Be Still Know
Isaiah 30:15 NLT
‘This is what the Sovereign Lord, the Holy One of Israel, says: ‘Only in returning to me and resting in me will you be saved. In quietness and confidence is your strength. But you would have none of it.’’
My week of silence and stillness ended as we broke our silence in a Eucharist together. We each brought something significant from our week to contribute to our shared worship. For me, it was a completed poem capturing my experience both as an introduction to the silence and a recovery of my writing of poetry.
After just a few days of maintaining, for the most part, the discipline of silence and stillness, I left Aylesford and travelled by train back home.
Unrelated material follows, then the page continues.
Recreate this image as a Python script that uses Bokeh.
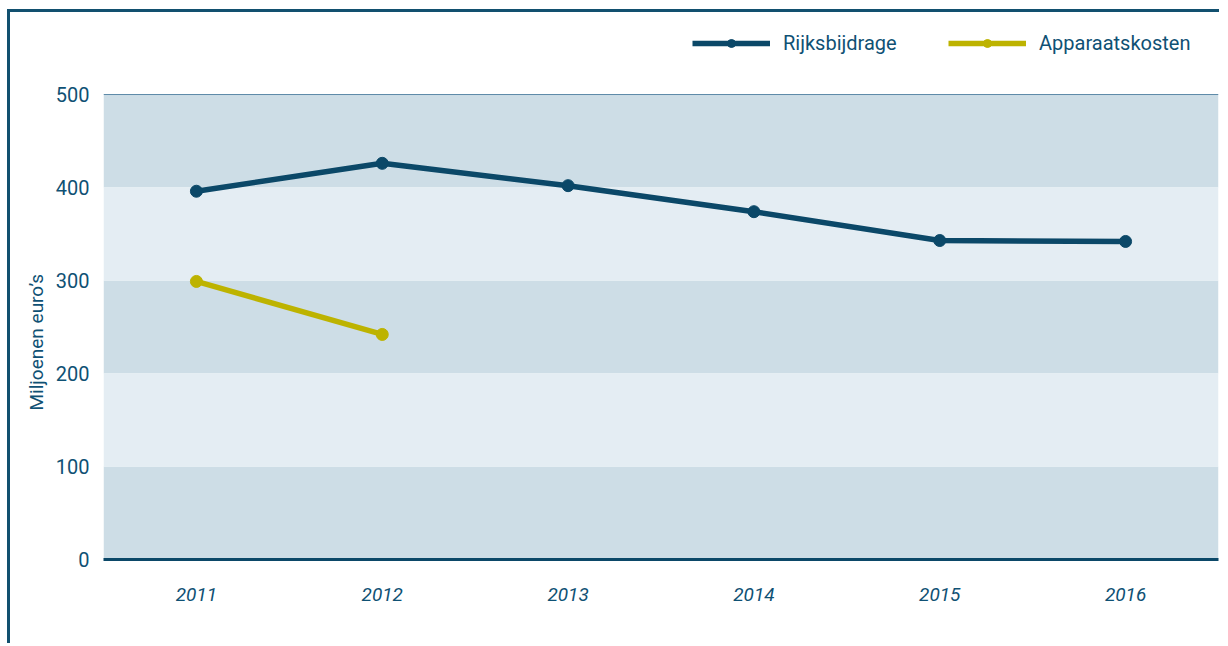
from bokeh.plotting import figure
from bokeh.models import (Range1d, FactorRange, FixedTicker, Span, Legend, LegendItem, Title, BoxAnnotation)
from bokeh.embed import file_html
from bokeh.resources import INLINE

years = ["2011", "2012", "2013", "2014", "2015", "2016"]
rijks = [396, 426, 402, 374, 343, 342]
app_years = ["2011", "2012"]
app = [299, 242]
y_ticks = [0, 100, 200, 300, 400, 500]
band_dark = [(0, 100), (200, 300), (400, 500)]
band_light = [(100, 200), (300, 400)]

DARK = "#0b4868"
YEL = "#bdb300"
TXT = "#0f5174"
FONT = "Roboto"

p = figure(width=1212, height=634, x_range=FactorRange(*years), y_range=Range1d(0, 583.9),
           output_backend="svg", toolbar_location=None,
           min_border_left=93, min_border_top=4, min_border_right=4, min_border_bottom=87)
p.styles = {"border-left": "3px solid #12506f", "border-top": "3px solid #12506f",
            "margin-left": "7px", "margin-top": "9px"}
p.outline_line_color = None
p.background_fill_color = "white"
p.border_fill_color = "white"
p.xgrid.grid_line_color = None
p.ygrid.grid_line_color = None

for b, t in band_dark:
    p.add_layout(BoxAnnotation(bottom=b, top=t, fill_color="#cddde6", fill_alpha=1, line_color=None, level="underlay"))
for b, t in band_light:
    p.add_layout(BoxAnnotation(bottom=b, top=t, fill_color="#e4edf3", fill_alpha=1, line_color=None, level="underlay"))

p.yaxis.ticker = FixedTicker(ticks=y_ticks)
p.yaxis.axis_line_color = None
p.yaxis.major_tick_line_color = None
p.yaxis.minor_tick_line_color = None
p.yaxis.major_label_standoff = 8
p.yaxis.major_label_text_font = FONT
p.yaxis.major_label_text_font_size = "20px"
p.yaxis.major_label_text_color = TXT

p.xaxis.axis_line_color = DARK
p.xaxis.axis_line_width = 3
p.xaxis.major_tick_line_color = None
p.xaxis.major_label_standoff = 22
p.xaxis.major_label_text_font = FONT
p.xaxis.major_label_text_font_style = "italic"
p.xaxis.major_label_text_font_size = "19px"
p.xaxis.major_label_text_color = TXT

p.add_layout(Span(location=500, dimension="width", line_color="#5d8aa8", line_width=1))

r1 = p.line(years, rijks, line_color=DARK, line_width=5.5)
s1 = p.scatter(years, rijks, size=12, color=DARK)
r2 = p.line(app_years, app, line_color=YEL, line_width=5.5)
s2 = p.scatter(app_years, app, size=12, color=YEL)

legend = Legend(items=[LegendItem(label="Rijksbijdrage", renderers=[r1, s1]),
                       LegendItem(label="Apparaatskosten", renderers=[r2, s2])],
                location=(589, 504), orientation="horizontal",
                glyph_width=78, glyph_height=20, label_height=20, label_width=165,
                label_standoff=13, spacing=0, padding=0, margin=0,
                background_fill_alpha=0, border_line_color=None,
                label_text_font=FONT, label_text_font_size="20px", label_text_color=TXT)
p.add_layout(legend)

p.add_layout(Title(text="Miljoenen euro\u2019s", align="left", offset=149,
                   text_font=FONT, text_font_size="19px", text_font_style="normal",
                   text_color=TXT), "left")

open("out.html", "w").write(file_html(p, INLINE))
I was completely unprepared for the intensity of noise I returned to. These were the simple sounds of everyday life that I’d been separated from for just five days. As I re-engaged with the world, the sounds assaulted every one of my senses. I was distressed and struggled to hold back my internalised criticism of everyone and everything that now bombarded me with sound.
Of course, I very quickly readjusted. Yet, it was not lost on me that I had experienced something very different throughout my retreat. I had become conscious of the sound of God within, of the natural sounds that filled the silence as I waited upon God.
Not only did such sounds overwhelm and anger me, they also drew my attention from the source of the silence, God – and how quickly I returned to pursue the many distractions that took hold of my mind. I took back the control room of my life, and while reading my retreat journal now fed off a past experience rather than built upon it for current, fresh engagement with the presence within the silence.
Fortunately, I was sufficiently aware to ensure I built personal daily retreats into my schedule – no mobile phone or tablet technology for 12-hour stretches. I planned three of these into my annual schedule as well as an annual four-day residential retreat. I was beginning to seek out the silence and the God who inhabited its heart.
QUESTION: Where can you go to find silence to pray and consider God?
PRAYER: Lord, may I know your voice as a sheep knows the voice of its shepherd.